WORK TO DO:
Pull every line containing "this" out of the material below.

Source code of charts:
--

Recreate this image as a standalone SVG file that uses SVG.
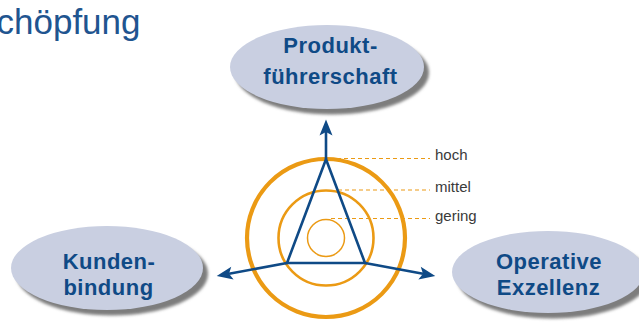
<svg xmlns="http://www.w3.org/2000/svg" width="639" height="323" viewBox="0 0 639 323">
  <style>
    .title { font-family: "Liberation Sans", Arial, sans-serif; font-size: 35px; fill: #1f5590; }
    .node-shape { fill: #c9cfe1; }
    .node-shadow { fill: #7d7d7d; filter: url(#soft); }
    .node-label { font-family: "Liberation Sans", Arial, sans-serif; font-size: 22px; font-weight: bold; fill: #0f4a86; letter-spacing: 0.5px; text-anchor: middle; }
    .ring { fill: none; stroke: #eb9a14; }
    .level { stroke: #eb9a14; stroke-width: 1.2; stroke-dasharray: 4 3; fill: none; }
    .level-label { font-family: "Liberation Sans", Arial, sans-serif; font-size: 15px; fill: #3a3a3a; }
    .axis { stroke: #0f4a86; stroke-width: 2.6; fill: none; marker-end: url(#stealth); }
    .tri { stroke: #0f4a86; stroke-width: 2.6; fill: none; stroke-linejoin: miter; }
  </style>
  <defs>
    <filter id="soft" x="-10%" y="-10%" width="120%" height="120%">
      <feGaussianBlur stdDeviation="1.6"/>
    </filter>
    <marker id="stealth" markerUnits="userSpaceOnUse" viewBox="-5 -8 19 16" refX="0" refY="0" markerWidth="19" markerHeight="16" orient="auto">
      <path d="M12.5,0 L-3.5,-6.5 L0,0 L-3.5,6.5 Z" fill="#0f4a86"/>
    </marker>
  </defs>

  <rect width="639" height="323" fill="#ffffff"/>

  <text class="title" x="-3.5" y="33.5">chöpfung</text>

  <!-- concentric rings -->
  <g id="rings">
    <circle class="ring" cx="326" cy="238" r="79" stroke-width="4.2"/>
    <circle class="ring" cx="326" cy="238" r="47.5" stroke-width="2.6"/>
    <circle class="ring" cx="326" cy="238" r="18.5" stroke-width="1.5"/>
  </g>

  <!-- level markers -->
  <g id="levels">
    <line class="level" x1="330" y1="158.5" x2="430" y2="158.5"/>
    <line class="level" x1="338" y1="190" x2="430" y2="190"/>
    <line class="level" x1="331" y1="218.5" x2="430" y2="218.5"/>
    <text class="level-label" x="435" y="160">hoch</text>
    <text class="level-label" x="435" y="191.5">mittel</text>
    <text class="level-label" x="435" y="220.5">gering</text>
  </g>

  <!-- connectors -->
  <g id="connectors">
    <polygon class="tri" points="326,159.3 287,263 365,263"/>
    <line class="axis" x1="326" y1="159.3" x2="326" y2="132"/>
    <line class="axis" x1="287" y1="263" x2="229" y2="273.7"/>
    <line class="axis" x1="365" y1="263" x2="423" y2="273.7"/>
  </g>

  <g id="node-produktfuehrerschaft">
    <ellipse class="node-shadow" cx="332" cy="72.5" rx="97" ry="42"/>
    <ellipse class="node-shape" cx="327" cy="67" rx="97" ry="42"/>
    <text class="node-label" x="330.5" y="52.5">Produkt-</text>
    <text class="node-label" x="330.5" y="84">führerschaft</text>
  </g>

  <g id="node-kundenbindung">
    <ellipse class="node-shadow" cx="112" cy="273.5" rx="96" ry="42"/>
    <ellipse class="node-shape" cx="107" cy="268" rx="96" ry="42"/>
    <text class="node-label" x="109" y="268.5">Kunden-</text>
    <text class="node-label" x="108.5" y="295">bindung</text>
  </g>

  <g id="node-operative-exzellenz">
    <ellipse class="node-shadow" cx="553" cy="277.5" rx="96" ry="41"/>
    <ellipse class="node-shape" cx="548" cy="272" rx="96" ry="41"/>
    <text class="node-label" x="549" y="268.5">Operative</text>
    <text class="node-label" x="548.5" y="295">Exzellenz</text>
  </g>
</svg>
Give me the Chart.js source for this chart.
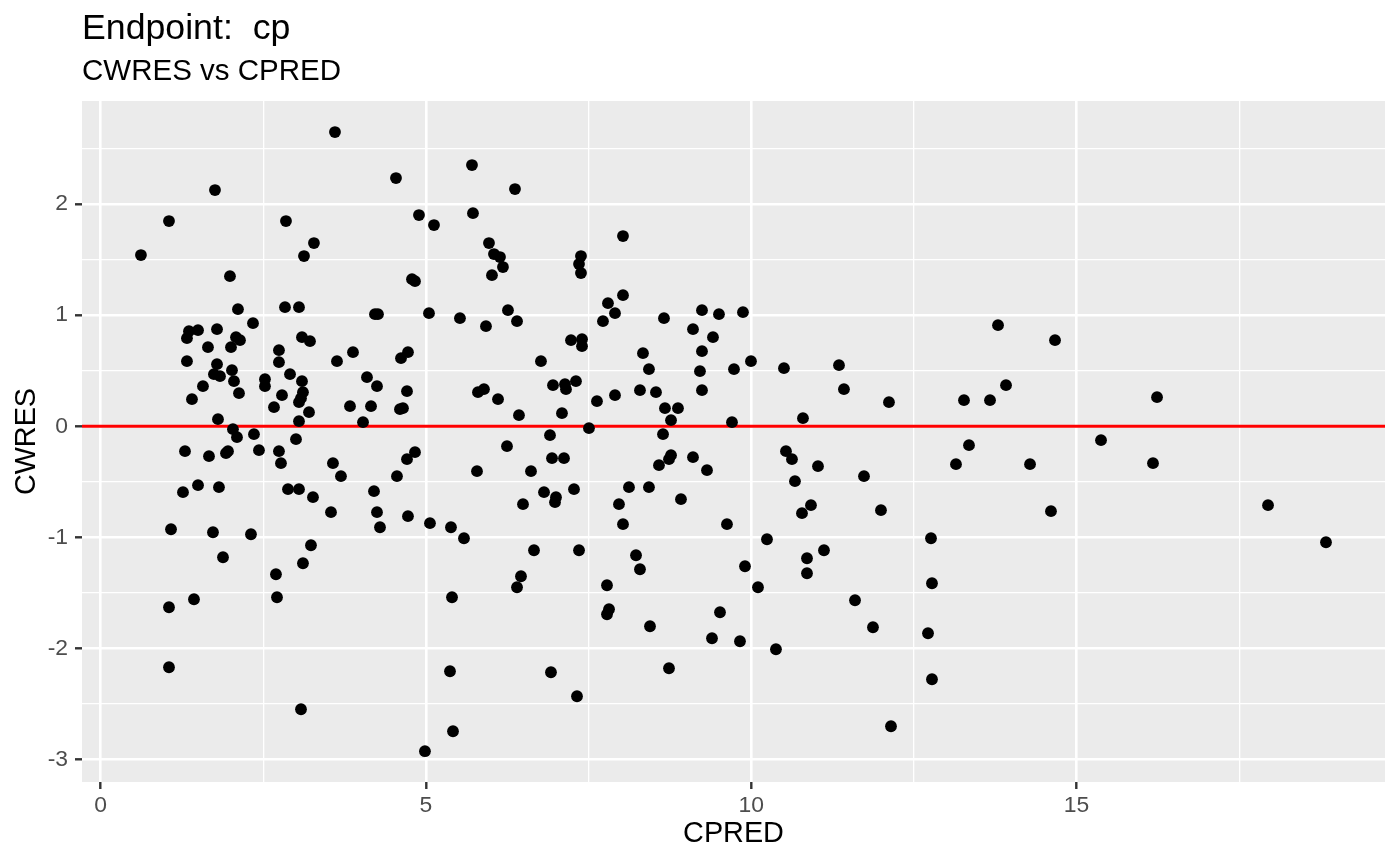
<!DOCTYPE html>
<html>
<head>
<meta charset="utf-8">
<title>CWRES vs CPRED</title>
<script src="https://cdn.jsdelivr.net/npm/chart.js@4"></script>
<style>
    html, body { margin: 0; padding: 0; background: #ffffff; }
    #wrap { width: 1400px; height: 865px; }
</style>
</head>
<body>
<div id="wrap"><canvas id="chart" width="1400" height="865"></canvas></div>
<script>
// ==================== DATA ====================
// Valores (CPRED, CWRES)

const cpred = [
    0.619, 1.050, 1.757, 1.081, 1.050, 1.050, 1.357, 1.326, 1.326, 1.496,
    1.403, 1.296, 1.265, 1.496, 1.434, 1.572, 1.649, 1.665, 1.726, 1.788,
    1.788, 1.741, 1.834, 1.803, 1.818, 1.880, 1.987, 2.003, 2.018, 2.049,
    2.126, 2.033, 2.095, 1.926, 1.957, 2.110, 2.080, 2.141, 2.341, 2.310,
    2.356, 2.433, 2.525, 2.525, 2.664, 2.694, 2.710, 2.740, 2.740, 2.740,
    2.771, 2.787, 2.833, 2.848, 2.879, 2.910, 3.002, 3.048, 3.048, 3.048,
    3.109, 3.094, 3.079, 3.048, 3.109, 3.079, 3.125, 3.094, 3.217, 3.202,
    3.263, 3.232, 3.278, 3.601, 3.540, 3.570, 3.632, 3.693, 3.832, 3.878,
    4.032, 4.093, 4.155, 4.216, 4.262, 4.201, 4.247, 4.247, 4.293, 4.539,
    4.554, 4.600, 4.646, 4.616, 4.708, 4.708, 4.723, 4.723, 4.785, 4.831,
    4.831, 4.892, 5.046, 5.061, 4.984, 5.123, 5.384, 5.400, 5.369, 5.415,
    5.522, 5.584, 5.707, 5.722, 5.784, 5.799, 5.891, 5.922, 5.968, 6.014,
    6.045, 6.107, 6.137, 6.183, 6.260, 6.245, 6.368, 6.399, 6.429, 6.399,
    6.460, 6.491, 6.614, 6.660, 6.767, 6.814, 6.906, 6.952, 6.921, 6.937,
    6.998, 6.983, 7.090, 7.121, 7.136, 7.152, 7.229, 7.275, 7.305, 7.321,
    7.352, 7.352, 7.382, 7.382, 7.398, 7.398, 7.505, 7.628, 7.720, 7.797,
    7.782, 7.782, 7.813, 7.905, 7.905, 7.966, 8.028, 8.028, 8.028, 8.120,
    8.228, 8.289, 8.289, 8.335, 8.427, 8.427, 8.443, 8.535, 8.581, 8.643,
    8.658, 8.673, 8.735, 8.766, 8.735, 8.766, 8.873, 8.919, 9.104, 9.104,
    9.211, 9.242, 9.242, 9.242, 9.319, 9.411, 9.396, 9.503, 9.519, 9.626,
    9.734, 9.703, 9.826, 9.872, 9.903, 9.995, 10.103, 10.241, 10.379, 10.502,
    10.533, 10.625, 10.671, 10.779, 10.794, 10.856, 10.856, 10.917, 11.025, 11.117,
    11.348, 11.424, 11.594, 11.732, 11.870, 11.993, 12.116, 12.147, 12.716, 12.777,
    12.762, 12.777, 13.146, 13.269, 13.346, 13.669, 13.792, 13.915, 14.284, 14.606,
    14.668, 15.375, 16.174, 16.236, 17.942, 18.833
];

const cwres = [
    1.541, 1.847, 2.126, -0.927, -1.629, -2.169, 0.856, 0.793, 0.586, 0.865,
    0.244, -0.224, -0.593, -0.530, -1.557, 0.361, 0.712, -0.269, -0.954, 0.874,
    0.559, 0.469, 0.451, 0.064, -0.548, -1.179, 1.351, 0.712, 0.505, 0.406,
    0.298, -0.026, -0.098, -0.242, -0.224, 1.054, 0.802, 0.775, 0.928, -0.972,
    -0.071, -0.215, 0.361, 0.424, 0.172, -1.332, -1.539, 0.685, 0.577, -0.224,
    -0.332, 0.280, 1.072, 1.847, -0.566, 0.469, -0.116, -0.566, 1.072, 0.217,
    0.307, 0.406, 0.253, 0.046, -1.233, -2.547, 1.532, 0.802, 0.766, 0.127,
    -0.638, -1.071, 1.649, 2.648, -0.773, -0.332, 0.586, -0.449, 0.181, 0.667,
    0.037, 0.442, 0.181, 1.009, 1.009, -0.584, -0.773, 0.361, -0.909, 2.234,
    -0.449, 0.154, 0.163, 0.613, 0.316, -0.296, -0.809, 0.667, 1.324, 1.306,
    -0.233, 1.901, 1.018, -0.872, -2.925, 1.811, -0.909, -1.539, -2.205, -2.745,
    0.973, -1.008, 2.351, 1.918, -0.404, 0.307, 0.334, 0.901, 1.649, 1.360,
    1.550, 0.244, 1.523, 1.433, 1.045, -0.179, 2.135, 0.946, 0.100, -1.449,
    -1.350, -0.701, -0.404, -1.116, 0.586, -0.593, -0.080, 0.370, -2.214, -0.287,
    -0.638, -0.683, 0.118, -0.287, 0.379, 0.334, 0.775, -0.566, 0.406, -2.430,
    -1.116, 1.460, 1.532, 1.379, 0.784, 0.721, -0.017, 0.226, 0.946, 1.108,
    -1.431, -1.692, -1.647, 1.018, 0.280, -0.701, -0.881, 1.712, 1.180, -0.548,
    -1.161, 0.325, -1.287, 0.658, 0.514, -0.548, -1.800, 0.307, -0.350, -0.071,
    0.973, 0.163, -2.178, 0.055, -0.296, -0.260, 0.163, -0.656, 0.874, -0.278,
    0.496, 0.325, 0.676, 1.045, -0.395, 0.802, -1.908, 1.009, -1.674, -0.881,
    0.514, 0.037, -1.935, 1.027, -1.260, 0.586, -1.449, -1.017, -2.007, 0.523,
    -0.224, -0.296, -0.494, -0.782, 0.073, -1.188, -1.323, -0.710, -0.359, -1.116,
    0.550, 0.334, -1.566, -0.449, -1.809, -0.755, 0.217, -2.700, -1.863, -2.277,
    -1.008, -1.413, -0.341, 0.235, -0.170, 0.235, 0.910, 0.370, -0.341, -0.764,
    0.775, -0.125, -0.332, 0.262, -0.710, -1.044
];

// Cortes de los ejes (principales y secundarios, estilo ggplot)
const xMajor = [0, 5, 10, 15];
const xMinor = [2.5, 7.5, 12.5, 17.5];
const yMajor = [-3, -2, -1, 0, 1, 2];
const yMinor = [-2.5, -1.5, -0.5, 0.5, 1.5, 2.5];

// Límites del panel (rango de datos + 5%)
const xLimits = [-0.287, 19.74];
const yLimits = [-3.202, 2.927];

// Línea de referencia
const hlineY = 0;

const titleText = 'Endpoint:  cp';
const subtitleText = 'CWRES vs CPRED';
const xLabel = 'CPRED';
const yLabel = 'CWRES';

// ==================== CHART ====================

const FONT = '"Liberation Sans", Arial, Helvetica, sans-serif';
const panelBg = '#EBEBEB';

const points = cpred.map((x, i) => ({ x: x, y: cwres[i] }));

// Fondo gris del panel
const panelBackground = {
    id: 'panelBackground',
    beforeDraw(chart) {
        const { ctx, chartArea: a } = chart;
        ctx.save();
        ctx.fillStyle = panelBg;
        ctx.fillRect(a.left, a.top, a.right - a.left, a.bottom - a.top);
        ctx.restore();
    }
};

function makeTicks(major, minor) {
    return major.concat(minor).sort((a, b) => a - b).map(v => ({ value: v }));
}

function gridOptions(major) {
    const isMajor = v => major.includes(v);
    return {
        color: '#FFFFFF',
        lineWidth: ctx => (ctx.tick && isMajor(ctx.tick.value)) ? 2.6 : 1.3,
        tickColor: ctx => (ctx.tick && isMajor(ctx.tick.value)) ? '#333333' : 'rgba(0,0,0,0)',
        tickWidth: 2.4,
        tickLength: 7,
        drawTicks: true
    };
}

const ctx = document.getElementById('chart').getContext('2d');

new Chart(ctx, {
    type: 'scatter',
    data: {
        datasets: [
            {
                label: 'CWRES',
                data: points,
                backgroundColor: '#000000',
                borderWidth: 0,
                pointRadius: 5.9,
                pointHoverRadius: 5.9,
                order: 0
            },
            {
                type: 'line',
                label: 'cero',
                data: [{ x: xLimits[0], y: hlineY }, { x: xLimits[1], y: hlineY }],
                borderColor: '#FF0000',
                borderWidth: 2.9,
                pointRadius: 0,
                fill: false,
                order: 1
            }
        ]
    },
    options: {
        responsive: false,
        animation: false,
        devicePixelRatio: 1,
        layout: {
            padding: { top: 0, right: 15, bottom: 0, left: 0 }
        },
        plugins: {
            legend: { display: false },
            tooltip: { enabled: false },
            title: {
                display: true,
                text: titleText,
                align: 'start',
                fullSize: false,
                color: '#000000',
                font: { family: FONT, size: 35.7, weight: 'normal', lineHeight: 1.2 },
                padding: { top: 7.6, bottom: 0 }
            },
            subtitle: {
                display: true,
                text: subtitleText,
                align: 'start',
                fullSize: false,
                color: '#000000',
                font: { family: FONT, size: 29.5, weight: 'normal', lineHeight: 1.2 },
                padding: { top: 3.9, bottom: 11.3 }
            }
        },
        scales: {
            x: {
                type: 'linear',
                min: xLimits[0],
                max: xLimits[1],
                afterBuildTicks: scale => { scale.ticks = makeTicks(xMajor, xMinor); },
                afterFit: scale => { scale.height = 83; },
                ticks: {
                    autoSkip: false,
                    maxRotation: 0,
                    padding: 3,
                    color: '#4D4D4D',
                    font: { family: FONT, size: 22.9 },
                    callback: value => xMajor.includes(value) ? String(value) : ''
                },
                grid: gridOptions(xMajor),
                border: { display: false },
                title: {
                    display: true,
                    text: xLabel,
                    color: '#000000',
                    font: { family: FONT, size: 28.8, lineHeight: 1.2 },
                    padding: { top: 0, bottom: 13.8 }
                }
            },
            y: {
                type: 'linear',
                min: yLimits[0],
                max: yLimits[1],
                afterBuildTicks: scale => { scale.ticks = makeTicks(yMajor, yMinor); },
                afterFit: scale => { scale.width = 82; },
                ticks: {
                    autoSkip: false,
                    padding: 7,
                    color: '#4D4D4D',
                    font: { family: FONT, size: 22.9 },
                    callback: value => yMajor.includes(value) ? String(value) : ''
                },
                grid: gridOptions(yMajor),
                border: { display: false },
                title: {
                    display: true,
                    text: yLabel,
                    color: '#000000',
                    font: { family: FONT, size: 28.8, lineHeight: 1.2 },
                    padding: { top: 9.8, bottom: 0 }
                }
            }
        }
    },
    plugins: [panelBackground]
});
</script>
</body>
</html>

--

FULL RESPONSE:
Recreate this image as a standalone SVG file that uses SVG.
Give me the Chart.js source for this chart.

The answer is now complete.